Our languages allow a great depth of detail to be added to our mental wandering and fantasies, making them enticing substitutions for reality. We can replace the real people standing before us with mental simulations not much different from characters created in a novel. Or we can do the same to ourselves, imagining we are awful people or monsters or that other people think us monsters. A delusion is the imagination turned up high and projected onto the reality before us. Paranoia is fear enhanced by distance and delusion. Creativity has always been the ability to imagine what doesn’t now exist so it could be made possible. Therefore, it can lead to wondrous visions and achievements, but also is never very far from mental illness.

 

Kingsland imagines hooking the Buddha up to our newest technology in order to discover how his brain might have worked to turn off the Default Mode Network (DMN) and end the ruminations and suffering the network can cause.

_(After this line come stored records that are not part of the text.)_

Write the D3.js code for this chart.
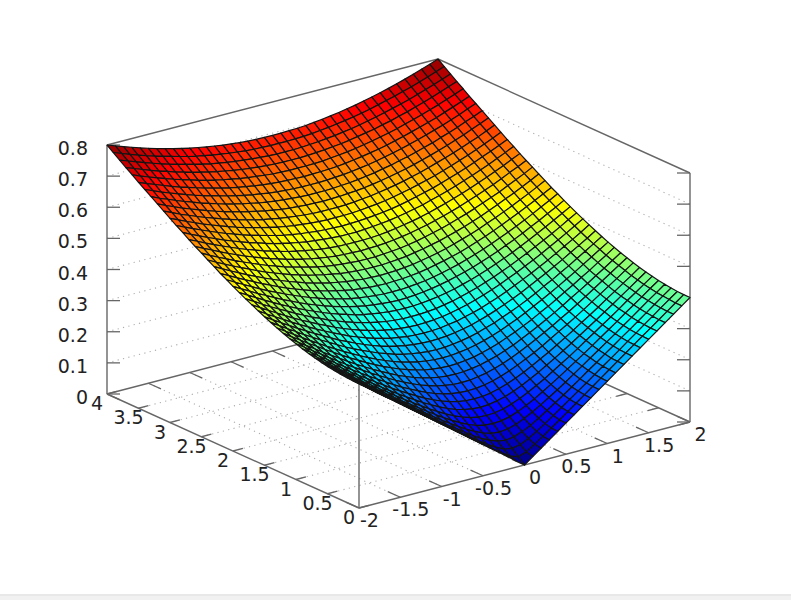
<!DOCTYPE html>
<html><head><meta charset="utf-8"><script src="https://cdn.jsdelivr.net/npm/d3@7"></script>
<style>html,body{margin:0;padding:0;background:#fff}svg{display:block}</style></head><body>
<script>
const xTicks=[-2,-1.5,-1,-0.5,0,0.5,1,1.5,2];
const xLabels=["-2","-1.5","-1","-0.5","0","0.5","1","1.5","2"];
const yTicks=[0,0.5,1,1.5,2,2.5,3,3.5,4];
const yLabels=["0","0.5","1","1.5","2","2.5","3","3.5","4"];
const zTicks=[0,0.1,0.2,0.3,0.4,0.5,0.6,0.7,0.8];
const zLabels=["0","0.1","0.2","0.3","0.4","0.5","0.6","0.7","0.8"];
const xMesh=[-2,-1.9,-1.8,-1.7,-1.6,-1.5,-1.4,-1.3,-1.2,-1.1,-1,-0.9,-0.8,-0.7,-0.6,-0.5,-0.4,-0.3,-0.2,-0.1,0,0.1,0.2,0.3,0.4,0.5,0.6,0.7,0.8,0.9,1,1.1,1.2,1.3,1.4,1.5,1.6,1.7,1.8,1.9,2];
const yMesh=[0,0.1,0.2,0.3,0.4,0.5,0.6,0.7,0.8,0.9,1,1.1,1.2,1.3,1.4,1.5,1.6,1.7,1.8,1.9,2,2.1,2.2,2.3,2.4,2.5,2.6,2.7,2.8,2.9,3,3.1,3.2,3.3,3.4,3.5,3.6,3.7,3.8,3.9,4];
// Surface height in thousandths, one row per y; columns are |x| = 0, 0.1 ... 2 (surface is mirror-symmetric in x)
const zRows=[
[0,20,40,60,80,100,120,140,160,180,200,220,240,260,280,300,320,340,360,380,400],
[17,26,44,62,82,101,121,141,161,181,201,221,241,261,281,301,320,340,360,380,400],
[35,40,53,69,87,106,125,144,164,183,203,223,242,262,282,302,322,342,362,382,401],
[52,56,66,79,95,113,131,149,168,187,207,226,246,265,285,304,324,344,364,384,403],
[69,72,80,92,106,122,139,156,174,193,212,231,250,269,288,308,327,347,367,386,406],
[87,89,95,105,118,132,148,165,182,200,218,236,255,274,293,312,332,351,370,390,409],
[104,106,111,120,131,144,159,174,191,208,225,243,262,280,299,317,336,356,375,394,413],
[121,123,128,135,145,157,171,185,201,217,234,251,269,287,305,324,342,361,380,399,418],
[139,140,144,151,160,171,183,197,212,227,243,260,277,295,312,330,349,367,386,404,423],
[156,157,161,167,175,185,197,210,223,238,254,270,286,303,320,338,356,374,392,411,429],
[173,174,178,183,191,200,211,223,236,250,265,280,296,312,329,346,364,382,400,418,436],
[191,192,195,200,207,215,225,236,249,262,276,291,306,322,339,355,372,390,407,425,443],
[208,209,212,216,223,231,240,251,262,275,288,303,317,333,349,365,382,398,416,433,451],
[225,226,229,233,239,246,255,265,276,288,301,315,329,344,359,375,391,408,425,442,459],
[242,243,246,250,255,262,271,280,291,302,314,327,341,356,370,386,401,418,434,451,468],
[260,261,263,267,272,278,286,295,305,316,328,340,354,368,382,397,412,428,444,460,477],
[277,278,280,284,288,295,302,310,320,330,342,354,367,380,394,408,423,439,454,470,487],
[294,295,297,300,305,311,318,326,335,345,356,368,380,393,406,420,435,450,465,481,497],
[312,312,314,317,322,327,334,342,350,360,370,382,393,406,419,433,447,461,476,492,507],
[329,330,332,335,339,344,350,358,366,375,385,396,407,419,432,445,459,473,488,503,518],
[346,347,349,352,356,361,367,374,382,390,400,410,421,433,445,458,472,485,500,514,529],
[364,364,366,369,372,377,383,390,397,406,415,425,436,447,459,471,484,498,512,526,541],
[381,382,383,386,389,394,400,406,413,421,430,440,450,461,473,485,498,511,524,538,552],
[398,399,400,403,406,411,416,422,429,437,446,455,465,476,487,499,511,524,537,551,565],
[416,416,418,420,423,428,433,439,445,453,461,470,480,490,501,513,525,537,550,563,577],
[433,433,435,437,440,444,449,455,462,469,477,486,495,505,516,527,538,551,563,576,590],
[450,451,452,454,457,461,466,472,478,485,493,501,510,520,530,541,552,564,577,589,602],
[468,468,469,471,474,478,483,488,494,501,509,517,526,535,545,556,567,578,590,603,615],
[485,485,487,489,492,495,500,505,511,517,525,533,541,550,560,570,581,592,604,616,629],
[502,503,504,506,509,512,516,521,527,534,541,548,557,566,575,585,596,607,618,630,642],
[520,520,521,523,526,529,533,538,544,550,557,564,572,581,590,600,610,621,632,644,656],
[537,537,538,540,543,546,550,555,560,566,573,580,588,597,606,615,625,636,646,658,670],
[554,555,556,558,560,563,567,572,577,583,589,596,604,612,621,630,640,650,661,672,684],
[572,572,573,575,577,580,584,588,594,599,606,612,620,628,636,646,655,665,676,686,698],
[589,589,590,592,594,597,601,605,610,616,622,629,636,644,652,661,670,680,690,701,712],
[606,607,608,609,611,614,618,622,627,632,638,645,652,660,668,676,685,695,705,715,726],
[624,624,625,626,629,632,635,639,644,649,655,661,668,676,684,692,701,710,720,730,741],
[641,641,642,644,646,649,652,656,661,666,671,678,684,692,699,708,716,725,735,745,755],
[658,658,659,661,663,666,669,673,677,682,688,694,701,708,715,723,732,741,750,760,770],
[676,676,677,678,680,683,686,690,694,699,704,710,717,724,731,739,747,756,765,775,785],
[693,693,694,695,697,700,703,707,711,716,721,727,733,740,747,755,763,772,781,790,800]
];
const W=791,H=600;
const svg=d3.select("body").append("svg").attr("width",W).attr("height",H);
svg.append("rect").attr("width",W).attr("height",H).attr("fill","#fff");
svg.append("rect").attr("y",594).attr("width",W).attr("height",2).attr("fill","#e8e8e8");
svg.append("rect").attr("y",596).attr("width",W).attr("height",4).attr("fill","#f1f1f1");
const xPx=d3.scaleLinear([-2,2],[0,331]),xPy=d3.scaleLinear([-2,2],[0,-86]);
const yPx=d3.scaleLinear([0,4],[0,-252]),yPy=d3.scaleLinear([0,4],[0,-114]);
const zPy=d3.scaleLinear([0,0.8],[0,-249]);
const P=(x,y,z)=>[359+xPx(x)+yPx(y),508+xPy(x)+yPy(y)+zPy(z)];
const line=(g,a,b,c,w,d)=>g.append("path").attr("d",d3.line()([a,b])).attr("stroke",c).attr("stroke-width",w).attr("fill","none").attr("stroke-dasharray",d||null);
const g=svg.append("g");
const DOT="#adadad",FR="#666",xmin=xTicks[0],xmax=xTicks[8],ymax=yTicks[8],ztop=zTicks[8];
xTicks.slice(1,-1).forEach(x=>line(g,P(x,0,0),P(x,ymax,0),DOT,1.1,"1.2 4.3"));
yTicks.slice(1,-1).forEach(y=>line(g,P(xmin,y,0),P(xmax,y,0),DOT,1.1,"1.2 4.3"));
zTicks.slice(1,-1).forEach(z=>{line(g,P(xmin,ymax,z),P(xmax,ymax,z),DOT,1.1,"1.2 4.3");line(g,P(xmax,ymax,z),P(xmax,0,z),DOT,1.1,"1.2 4.3");});
[[[xmin,0,0],[xmax,0,0]],[[xmin,0,0],[xmin,ymax,0]],[[xmin,ymax,0],[xmax,ymax,0]],[[xmax,ymax,0],[xmax,0,0]],[[xmin,ymax,0],[xmin,ymax,ztop]],[[xmax,0,0],[xmax,0,ztop]],[[xmin,0,0],[xmin,0,ztop]],[[xmin,ymax,ztop],[xmax,ymax,ztop]],[[xmax,ymax,ztop],[xmax,0,ztop]]].forEach(s=>line(g,P(...s[0]),P(...s[1]),FR,1.4));
xTicks.forEach(x=>{line(g,P(x,0,0),P(x,.2,0),FR,1.3);line(g,P(x,ymax,0),P(x,3.8,0),FR,1.3);});
yTicks.forEach(y=>{line(g,P(xmin,y,0),P(-1.88,y,0),FR,1.3);line(g,P(xmax,y,0),P(1.87,y,0),FR,1.3);});
zTicks.forEach(z=>{const a=P(xmin,ymax,z),b=P(xmax,0,z);line(g,a,[a[0]+13,a[1]],FR,1.3);line(g,b,[b[0]-13,b[1]],FR,1.3);});
const jet=d3.scaleLinear([0,.1,.3,.5,.7,.8],["#000090","#0000ff","#00ffff","#ffff00","#ff0000","#800000"]);
const zAt=(i,j)=>zRows[j][Math.abs(i-20)]/1000;
const s=svg.append("g");
const cells=[];
for(let i=39;i>=0;i--)for(let j=39;j>=0;j--)cells.push([i,j]);
s.selectAll("path").data(cells).join("path")
 .attr("d",([i,j])=>d3.line()([[i,j],[i+1,j],[i+1,j+1],[i,j+1]].map(([a,b])=>P(xMesh[a],yMesh[b],zAt(a,b))))+"Z")
 .attr("fill",([i,j])=>jet(d3.min([[i,j],[i+1,j],[i+1,j+1],[i,j+1]],([a,b])=>zAt(a,b))))
 .attr("stroke","#141414").attr("stroke-width",1.2).attr("stroke-linejoin","round");
const T=(t,x,y,a)=>svg.append("text").attr("x",x).attr("y",y).attr("text-anchor",a).attr("dominant-baseline","central").attr("font-family","DejaVu Sans").attr("font-size",19).attr("fill","#222").text(t);
xTicks.forEach((x,i)=>{const p=P(x,0,0);T(xLabels[i],p[0]+10.5,p[1]+12,"middle");});
yTicks.forEach((y,i)=>{const p=P(xmin,y,0);T(yLabels[i],p[0]-10,p[1]+9,"middle");});
zTicks.forEach((z,i)=>{const p=P(xmin,ymax,z);T(zLabels[i],88,p[1]+3,"end");});
</script></body></html>
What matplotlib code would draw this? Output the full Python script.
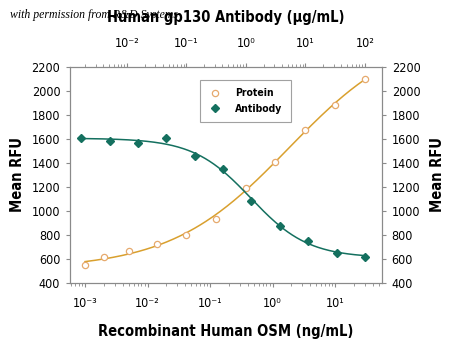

For example, he describes recent experiments which show how meditation practices that develop a deeply focused attention can switch the brain from the default mode and its concern for how everything relates to one’s self, to a more objective, selfless attention created by what’s called the Task Positive Network. When we feel the sense of flow or being “in the zone,” this network is fired up and the DMN is turned down. Those engaged in meditative practice report and demonstrate a greater clarity of perception, a sense of well-being and less delusion about others, than people not so engaged, especially those who spend a good deal of time wandering in the DMN. They can switch more readily and appropriately from one network to another.

 

You might think of evolution as “survival of the fittest,” change leading to an improved species—but scientists point out this improvement is in terms of being better fitted for a specific environment. Our physical and social environment has changed greatly over the last one hundred thousand or so years. We adapted to fit in with groups of maybe 150 individuals, surrounded not by human built structures, but raw nature and many other mammalian species. In a way, our social environment has changed more quickly than our physical bodies could adapt to it.

 

So, as Kingsland points out, it shouldn’t surprise us that evolution might have burdened us with so many ills. But it also provided potential solutions. We have the relaxation response, which can turn off the fight-flight-freeze response and allow us to relax once danger or a tense situation is over. We have other-oriented networks and deeply focused modes of attention to counter the Default Mode Network. Hopefully, more and more of us will begin to use meditative and other practices to learn how to switch more smoothly from one network to another. We can learn how to replace delusion with increased clarity, selfishness and complacency with love, hate and prejudice with compassion, and thus understand better what we need to do in any situation.

 

*I wrote and scheduled this post before all the deaths of last week. If I wrote this today, I would be much more emotional.